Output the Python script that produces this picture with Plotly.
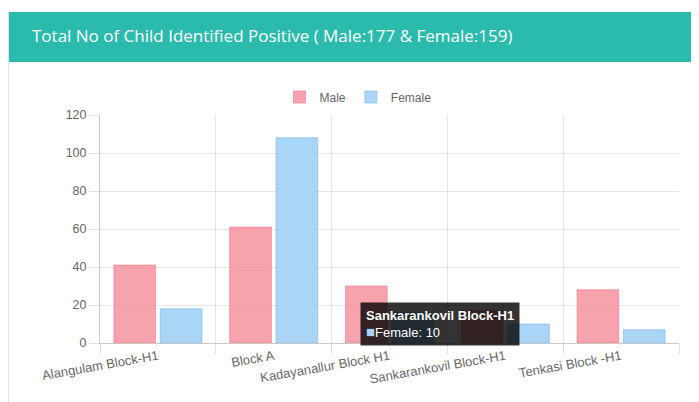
import plotly.graph_objects as go

categories = ["Alangulam Block-H1", "Block A", "Kadayanallur Block H1",
              "Sankarankovil Block-H1", "Tenkasi Block -H1"]
male = [41, 61, 30, 17, 28]
female = [18, 108, 16, 10, 7]
y_ticks = [0, 20, 40, 60, 80, 100, 120]
title_text = "Total No of Child Identified Positive ( Male:177 & Female:159)"

# page has an 8px body margin, so the figure is 8px smaller and shifted
OFF = 8
W, H = 699 - OFF, 402 - OFF
L, R, T, B = 100 - OFF, 20, 115 - OFF, 59
PW, PH = W - L - R, H - T - B


def px(xp):
    return (xp - OFF - L) / PW


def py(yp):
    return (H - B - (yp - OFF)) / PH


fig = go.Figure()
fig.add_trace(go.Bar(name="Male", x=categories, y=male,
                     marker=dict(color="rgba(245,140,152,0.8)",
                                 line=dict(color="rgba(240,120,135,0.6)", width=1))))
fig.add_trace(go.Bar(name="Female", x=categories, y=female,
                     marker=dict(color="rgba(160,208,246,0.9)",
                                 line=dict(color="rgba(120,185,235,0.6)", width=1))))

fig.update_layout(
    width=W, height=H,
    margin=dict(l=L, r=R, t=T, b=B, pad=0, autoexpand=False),
    paper_bgcolor="white", plot_bgcolor="white",
    barmode="group", bargap=0.2, bargroupgap=0.1,
    font=dict(family="Liberation Sans, Arial, sans-serif", size=12, color="#666"),
    title=dict(text=title_text, x=(32 - OFF) / W, xanchor="left", xref="container",
               y=1 - (36 - OFF) / H, yanchor="middle", yref="container",
               font=dict(family="Open Sans, sans-serif", size=17, color="white")),
    legend=dict(orientation="h", x=px(358), xref="paper", xanchor="center",
                y=py(97), yref="paper", yanchor="middle",
                font=dict(size=12, color="#666")),
    showlegend=True,
    shapes=[
        dict(type="rect", xref="paper", yref="paper",
             x0=px(8), x1=px(W + 20),
             y0=py(62), y1=py(12),
             fillcolor="#2bbbad", line=dict(width=0), layer="below"),
        dict(type="line", xref="paper", yref="paper",
             x0=px(8.5), x1=px(8.5),
             y0=py(402), y1=py(12),
             line=dict(color="#e3e3e3", width=1), layer="below"),
    ],
    annotations=[
        dict(xref="paper", yref="paper",
             x=px(520), xanchor="right",
             y=py(324), yanchor="middle",
             text="<b>Sankarankovil Block-H1</b><br><span style='color:#a9d3f5;font-size:15px'>■</span>Female: 10",
             align="left", showarrow=False,
             font=dict(family="Liberation Sans, Arial, sans-serif", size=13, color="white"),
             bgcolor="rgba(0,0,0,0.8)", borderpad=5),
    ],
)

fig.update_xaxes(
    automargin=False,
    tickson="boundaries", showgrid=True, gridcolor="#e6e6e6", gridwidth=1,
    ticks="outside", ticklen=10, tickcolor="#e0e0e0",
    showline=True, linecolor="#c8c8c8", mirror=False,
    tickangle=-10, tickfont=dict(size=13, color="#666"),
)
fig.update_yaxes(
    automargin=False,
    range=[0, 120], tickvals=y_ticks, showgrid=True, gridcolor="#e6e6e6",
    ticks="outside", ticklen=10, tickcolor="#e0e0e0",
    showline=True, linecolor="#c8c8c8", zeroline=False,
    tickfont=dict(size=12.5, color="#666"),
)

fig.write_html("out.html")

- _Task directions_: Return each line exactly as written. Any picture gets left out.

- _Task solution_:
Output the Python script that produces this picture with Plotly.
import plotly.graph_objects as go

categories = ["Alangulam Block-H1", "Block A", "Kadayanallur Block H1",
              "Sankarankovil Block-H1", "Tenkasi Block -H1"]
male = [41, 61, 30, 17, 28]
female = [18, 108, 16, 10, 7]
y_ticks = [0, 20, 40, 60, 80, 100, 120]
title_text = "Total No of Child Identified Positive ( Male:177 & Female:159)"

# page has an 8px body margin, so the figure is 8px smaller and shifted
OFF = 8
W, H = 699 - OFF, 402 - OFF
L, R, T, B = 100 - OFF, 20, 115 - OFF, 59
PW, PH = W - L - R, H - T - B


def px(xp):
    return (xp - OFF - L) / PW


def py(yp):
    return (H - B - (yp - OFF)) / PH


fig = go.Figure()
fig.add_trace(go.Bar(name="Male", x=categories, y=male,
                     marker=dict(color="rgba(245,140,152,0.8)",
                                 line=dict(color="rgba(240,120,135,0.6)", width=1))))
fig.add_trace(go.Bar(name="Female", x=categories, y=female,
                     marker=dict(color="rgba(160,208,246,0.9)",
                                 line=dict(color="rgba(120,185,235,0.6)", width=1))))

fig.update_layout(
    width=W, height=H,
    margin=dict(l=L, r=R, t=T, b=B, pad=0, autoexpand=False),
    paper_bgcolor="white", plot_bgcolor="white",
    barmode="group", bargap=0.2, bargroupgap=0.1,
    font=dict(family="Liberation Sans, Arial, sans-serif", size=12, color="#666"),
    title=dict(text=title_text, x=(32 - OFF) / W, xanchor="left", xref="container",
               y=1 - (36 - OFF) / H, yanchor="middle", yref="container",
               font=dict(family="Open Sans, sans-serif", size=17, color="white")),
    legend=dict(orientation="h", x=px(358), xref="paper", xanchor="center",
                y=py(97), yref="paper", yanchor="middle",
                font=dict(size=12, color="#666")),
    showlegend=True,
    shapes=[
        dict(type="rect", xref="paper", yref="paper",
             x0=px(8), x1=px(W + 20),
             y0=py(62), y1=py(12),
             fillcolor="#2bbbad", line=dict(width=0), layer="below"),
        dict(type="line", xref="paper", yref="paper",
             x0=px(8.5), x1=px(8.5),
             y0=py(402), y1=py(12),
             line=dict(color="#e3e3e3", width=1), layer="below"),
    ],
    annotations=[
        dict(xref="paper", yref="paper",
             x=px(520), xanchor="right",
             y=py(324), yanchor="middle",
             text="<b>Sankarankovil Block-H1</b><br><span style='color:#a9d3f5;font-size:15px'>■</span>Female: 10",
             align="left", showarrow=False,
             font=dict(family="Liberation Sans, Arial, sans-serif", size=13, color="white"),
             bgcolor="rgba(0,0,0,0.8)", borderpad=5),
    ],
)

fig.update_xaxes(
    automargin=False,
    tickson="boundaries", showgrid=True, gridcolor="#e6e6e6", gridwidth=1,
    ticks="outside", ticklen=10, tickcolor="#e0e0e0",
    showline=True, linecolor="#c8c8c8", mirror=False,
    tickangle=-10, tickfont=dict(size=13, color="#666"),
)
fig.update_yaxes(
    automargin=False,
    range=[0, 120], tickvals=y_ticks, showgrid=True, gridcolor="#e6e6e6",
    ticks="outside", ticklen=10, tickcolor="#e0e0e0",
    showline=True, linecolor="#c8c8c8", zeroline=False,
    tickfont=dict(size=12.5, color="#666"),
)

fig.write_html("out.html")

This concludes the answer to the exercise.